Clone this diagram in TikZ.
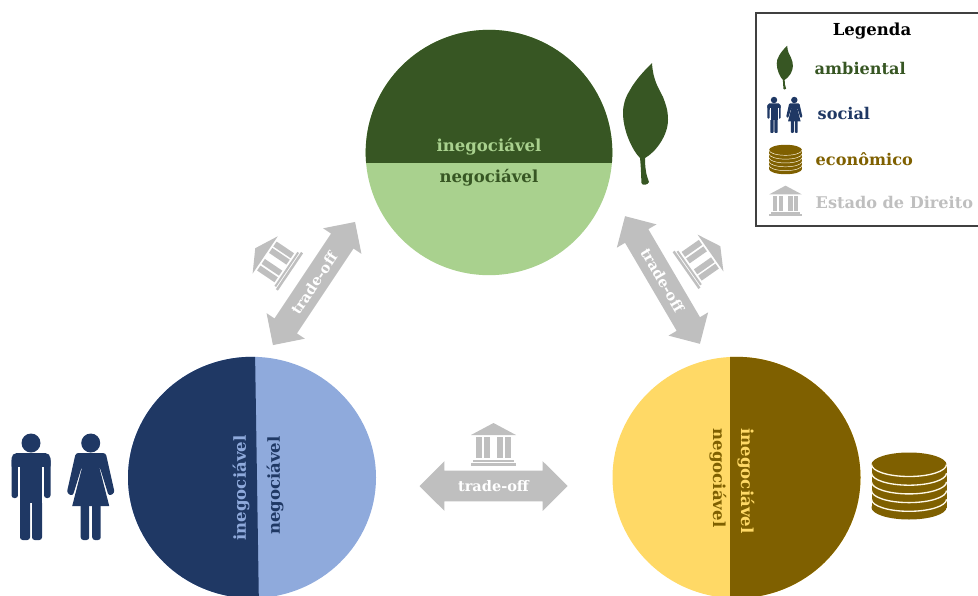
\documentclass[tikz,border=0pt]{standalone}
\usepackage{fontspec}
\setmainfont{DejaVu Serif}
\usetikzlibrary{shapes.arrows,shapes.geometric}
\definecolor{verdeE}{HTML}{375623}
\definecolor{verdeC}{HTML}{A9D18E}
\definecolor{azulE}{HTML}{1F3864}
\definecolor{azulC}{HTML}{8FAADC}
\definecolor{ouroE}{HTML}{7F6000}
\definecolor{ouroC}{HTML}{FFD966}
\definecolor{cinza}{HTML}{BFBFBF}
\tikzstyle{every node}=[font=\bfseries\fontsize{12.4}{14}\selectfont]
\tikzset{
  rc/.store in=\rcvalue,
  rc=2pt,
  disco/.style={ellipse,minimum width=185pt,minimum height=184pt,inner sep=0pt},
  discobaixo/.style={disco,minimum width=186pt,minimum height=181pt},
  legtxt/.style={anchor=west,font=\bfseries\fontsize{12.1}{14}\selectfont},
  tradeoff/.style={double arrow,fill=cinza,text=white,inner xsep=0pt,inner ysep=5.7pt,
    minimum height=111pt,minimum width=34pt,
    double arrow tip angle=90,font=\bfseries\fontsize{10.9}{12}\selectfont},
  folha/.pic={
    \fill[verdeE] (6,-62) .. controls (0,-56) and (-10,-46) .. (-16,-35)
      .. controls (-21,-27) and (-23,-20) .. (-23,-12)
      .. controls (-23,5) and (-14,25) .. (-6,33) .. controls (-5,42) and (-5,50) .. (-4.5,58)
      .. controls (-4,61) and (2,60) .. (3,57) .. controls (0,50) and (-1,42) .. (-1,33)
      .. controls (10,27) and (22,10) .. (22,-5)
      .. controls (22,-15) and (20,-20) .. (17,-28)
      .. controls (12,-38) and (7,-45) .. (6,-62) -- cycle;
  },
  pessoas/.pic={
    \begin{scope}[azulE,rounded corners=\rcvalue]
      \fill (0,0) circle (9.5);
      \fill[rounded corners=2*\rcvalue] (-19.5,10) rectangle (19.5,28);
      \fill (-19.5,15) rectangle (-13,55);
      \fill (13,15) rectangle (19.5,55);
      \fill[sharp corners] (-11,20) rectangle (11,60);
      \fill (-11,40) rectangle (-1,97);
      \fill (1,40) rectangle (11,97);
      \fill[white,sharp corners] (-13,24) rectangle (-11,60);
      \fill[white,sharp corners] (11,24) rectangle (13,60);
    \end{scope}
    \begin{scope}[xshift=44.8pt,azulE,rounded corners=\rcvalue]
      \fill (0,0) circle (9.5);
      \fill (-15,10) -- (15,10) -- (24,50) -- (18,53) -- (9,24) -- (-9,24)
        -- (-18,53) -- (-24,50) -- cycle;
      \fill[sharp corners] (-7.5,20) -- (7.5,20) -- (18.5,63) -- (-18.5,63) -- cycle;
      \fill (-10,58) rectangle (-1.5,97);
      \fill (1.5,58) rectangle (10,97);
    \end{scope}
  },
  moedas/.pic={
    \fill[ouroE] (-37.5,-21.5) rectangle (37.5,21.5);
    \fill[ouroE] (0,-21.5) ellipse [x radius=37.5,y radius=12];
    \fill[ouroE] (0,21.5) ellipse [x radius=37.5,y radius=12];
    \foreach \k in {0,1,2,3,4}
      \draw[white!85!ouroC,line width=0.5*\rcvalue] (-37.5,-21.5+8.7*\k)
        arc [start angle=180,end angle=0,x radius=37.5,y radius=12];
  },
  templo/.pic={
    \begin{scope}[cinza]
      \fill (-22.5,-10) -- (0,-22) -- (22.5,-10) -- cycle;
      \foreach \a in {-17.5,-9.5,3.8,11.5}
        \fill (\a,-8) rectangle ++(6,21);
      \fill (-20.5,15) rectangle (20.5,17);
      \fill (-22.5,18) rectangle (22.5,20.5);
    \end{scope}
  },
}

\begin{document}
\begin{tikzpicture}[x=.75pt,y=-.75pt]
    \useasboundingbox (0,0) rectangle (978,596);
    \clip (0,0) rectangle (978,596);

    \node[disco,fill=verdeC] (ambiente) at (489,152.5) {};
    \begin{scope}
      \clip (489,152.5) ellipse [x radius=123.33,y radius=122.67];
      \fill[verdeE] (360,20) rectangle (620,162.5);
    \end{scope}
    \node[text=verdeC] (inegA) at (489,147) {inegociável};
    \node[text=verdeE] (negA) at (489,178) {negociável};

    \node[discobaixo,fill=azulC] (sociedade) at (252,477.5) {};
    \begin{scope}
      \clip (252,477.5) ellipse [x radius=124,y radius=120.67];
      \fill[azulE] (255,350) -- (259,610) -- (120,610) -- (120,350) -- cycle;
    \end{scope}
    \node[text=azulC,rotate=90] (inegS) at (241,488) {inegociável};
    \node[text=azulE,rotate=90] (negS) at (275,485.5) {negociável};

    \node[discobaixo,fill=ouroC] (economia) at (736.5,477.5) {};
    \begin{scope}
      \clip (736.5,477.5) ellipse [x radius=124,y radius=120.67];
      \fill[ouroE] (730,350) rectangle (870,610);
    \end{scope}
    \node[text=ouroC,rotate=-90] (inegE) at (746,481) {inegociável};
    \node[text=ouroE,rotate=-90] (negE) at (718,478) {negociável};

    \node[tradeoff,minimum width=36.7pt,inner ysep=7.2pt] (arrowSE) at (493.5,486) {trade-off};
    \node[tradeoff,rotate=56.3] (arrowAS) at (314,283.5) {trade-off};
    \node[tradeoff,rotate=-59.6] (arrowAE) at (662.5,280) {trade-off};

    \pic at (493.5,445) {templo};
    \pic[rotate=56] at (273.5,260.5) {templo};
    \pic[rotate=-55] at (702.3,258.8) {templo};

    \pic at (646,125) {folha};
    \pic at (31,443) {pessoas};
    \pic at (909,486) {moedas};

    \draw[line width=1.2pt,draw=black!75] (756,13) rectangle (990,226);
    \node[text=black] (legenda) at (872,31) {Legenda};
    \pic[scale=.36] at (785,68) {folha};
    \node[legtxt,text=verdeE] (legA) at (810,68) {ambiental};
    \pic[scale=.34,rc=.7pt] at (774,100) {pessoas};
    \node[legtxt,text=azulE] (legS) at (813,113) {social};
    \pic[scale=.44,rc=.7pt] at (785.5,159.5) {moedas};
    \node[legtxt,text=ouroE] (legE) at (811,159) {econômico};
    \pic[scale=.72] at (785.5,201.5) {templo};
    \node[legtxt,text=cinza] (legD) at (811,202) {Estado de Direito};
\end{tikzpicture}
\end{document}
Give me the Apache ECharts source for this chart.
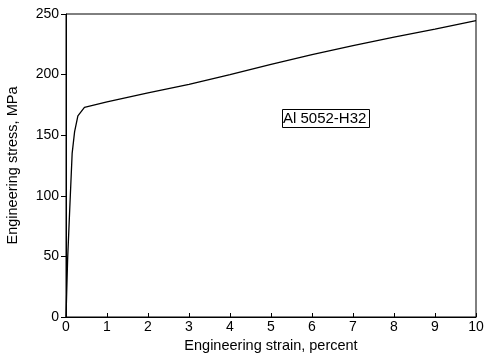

§ **To do**:
Repeat the listing in full and exactly. Do not include any images.

§ **Solved problem**:
Clone this diagram in TikZ.
\documentclass[tikz,border=0pt]{standalone}
\usepackage{fontspec}
\setmainfont{DejaVu Serif}
\usetikzlibrary{shapes.arrows,shapes.geometric}
\definecolor{verdeE}{HTML}{375623}
\definecolor{verdeC}{HTML}{A9D18E}
\definecolor{azulE}{HTML}{1F3864}
\definecolor{azulC}{HTML}{8FAADC}
\definecolor{ouroE}{HTML}{7F6000}
\definecolor{ouroC}{HTML}{FFD966}
\definecolor{cinza}{HTML}{BFBFBF}
\tikzstyle{every node}=[font=\bfseries\fontsize{12.4}{14}\selectfont]
\tikzset{
  rc/.store in=\rcvalue,
  rc=2pt,
  disco/.style={ellipse,minimum width=185pt,minimum height=184pt,inner sep=0pt},
  discobaixo/.style={disco,minimum width=186pt,minimum height=181pt},
  legtxt/.style={anchor=west,font=\bfseries\fontsize{12.1}{14}\selectfont},
  tradeoff/.style={double arrow,fill=cinza,text=white,inner xsep=0pt,inner ysep=5.7pt,
    minimum height=111pt,minimum width=34pt,
    double arrow tip angle=90,font=\bfseries\fontsize{10.9}{12}\selectfont},
  folha/.pic={
    \fill[verdeE] (6,-62) .. controls (0,-56) and (-10,-46) .. (-16,-35)
      .. controls (-21,-27) and (-23,-20) .. (-23,-12)
      .. controls (-23,5) and (-14,25) .. (-6,33) .. controls (-5,42) and (-5,50) .. (-4.5,58)
      .. controls (-4,61) and (2,60) .. (3,57) .. controls (0,50) and (-1,42) .. (-1,33)
      .. controls (10,27) and (22,10) .. (22,-5)
      .. controls (22,-15) and (20,-20) .. (17,-28)
      .. controls (12,-38) and (7,-45) .. (6,-62) -- cycle;
  },
  pessoas/.pic={
    \begin{scope}[azulE,rounded corners=\rcvalue]
      \fill (0,0) circle (9.5);
      \fill[rounded corners=2*\rcvalue] (-19.5,10) rectangle (19.5,28);
      \fill (-19.5,15) rectangle (-13,55);
      \fill (13,15) rectangle (19.5,55);
      \fill[sharp corners] (-11,20) rectangle (11,60);
      \fill (-11,40) rectangle (-1,97);
      \fill (1,40) rectangle (11,97);
      \fill[white,sharp corners] (-13,24) rectangle (-11,60);
      \fill[white,sharp corners] (11,24) rectangle (13,60);
    \end{scope}
    \begin{scope}[xshift=44.8pt,azulE,rounded corners=\rcvalue]
      \fill (0,0) circle (9.5);
      \fill (-15,10) -- (15,10) -- (24,50) -- (18,53) -- (9,24) -- (-9,24)
        -- (-18,53) -- (-24,50) -- cycle;
      \fill[sharp corners] (-7.5,20) -- (7.5,20) -- (18.5,63) -- (-18.5,63) -- cycle;
      \fill (-10,58) rectangle (-1.5,97);
      \fill (1.5,58) rectangle (10,97);
    \end{scope}
  },
  moedas/.pic={
    \fill[ouroE] (-37.5,-21.5) rectangle (37.5,21.5);
    \fill[ouroE] (0,-21.5) ellipse [x radius=37.5,y radius=12];
    \fill[ouroE] (0,21.5) ellipse [x radius=37.5,y radius=12];
    \foreach \k in {0,1,2,3,4}
      \draw[white!85!ouroC,line width=0.5*\rcvalue] (-37.5,-21.5+8.7*\k)
        arc [start angle=180,end angle=0,x radius=37.5,y radius=12];
  },
  templo/.pic={
    \begin{scope}[cinza]
      \fill (-22.5,-10) -- (0,-22) -- (22.5,-10) -- cycle;
      \foreach \a in {-17.5,-9.5,3.8,11.5}
        \fill (\a,-8) rectangle ++(6,21);
      \fill (-20.5,15) rectangle (20.5,17);
      \fill (-22.5,18) rectangle (22.5,20.5);
    \end{scope}
  },
}

\begin{document}
\begin{tikzpicture}[x=.75pt,y=-.75pt]
    \useasboundingbox (0,0) rectangle (978,596);
    \clip (0,0) rectangle (978,596);

    \node[disco,fill=verdeC] (ambiente) at (489,152.5) {};
    \begin{scope}
      \clip (489,152.5) ellipse [x radius=123.33,y radius=122.67];
      \fill[verdeE] (360,20) rectangle (620,162.5);
    \end{scope}
    \node[text=verdeC] (inegA) at (489,147) {inegociável};
    \node[text=verdeE] (negA) at (489,178) {negociável};

    \node[discobaixo,fill=azulC] (sociedade) at (252,477.5) {};
    \begin{scope}
      \clip (252,477.5) ellipse [x radius=124,y radius=120.67];
      \fill[azulE] (255,350) -- (259,610) -- (120,610) -- (120,350) -- cycle;
    \end{scope}
    \node[text=azulC,rotate=90] (inegS) at (241,488) {inegociável};
    \node[text=azulE,rotate=90] (negS) at (275,485.5) {negociável};

    \node[discobaixo,fill=ouroC] (economia) at (736.5,477.5) {};
    \begin{scope}
      \clip (736.5,477.5) ellipse [x radius=124,y radius=120.67];
      \fill[ouroE] (730,350) rectangle (870,610);
    \end{scope}
    \node[text=ouroC,rotate=-90] (inegE) at (746,481) {inegociável};
    \node[text=ouroE,rotate=-90] (negE) at (718,478) {negociável};

    \node[tradeoff,minimum width=36.7pt,inner ysep=7.2pt] (arrowSE) at (493.5,486) {trade-off};
    \node[tradeoff,rotate=56.3] (arrowAS) at (314,283.5) {trade-off};
    \node[tradeoff,rotate=-59.6] (arrowAE) at (662.5,280) {trade-off};

    \pic at (493.5,445) {templo};
    \pic[rotate=56] at (273.5,260.5) {templo};
    \pic[rotate=-55] at (702.3,258.8) {templo};

    \pic at (646,125) {folha};
    \pic at (31,443) {pessoas};
    \pic at (909,486) {moedas};

    \draw[line width=1.2pt,draw=black!75] (756,13) rectangle (990,226);
    \node[text=black] (legenda) at (872,31) {Legenda};
    \pic[scale=.36] at (785,68) {folha};
    \node[legtxt,text=verdeE] (legA) at (810,68) {ambiental};
    \pic[scale=.34,rc=.7pt] at (774,100) {pessoas};
    \node[legtxt,text=azulE] (legS) at (813,113) {social};
    \pic[scale=.44,rc=.7pt] at (785.5,159.5) {moedas};
    \node[legtxt,text=ouroE] (legE) at (811,159) {econômico};
    \pic[scale=.72] at (785.5,201.5) {templo};
    \node[legtxt,text=cinza] (legD) at (811,202) {Estado de Direito};
\end{tikzpicture}
\end{document}
Give me the Apache ECharts source for this chart.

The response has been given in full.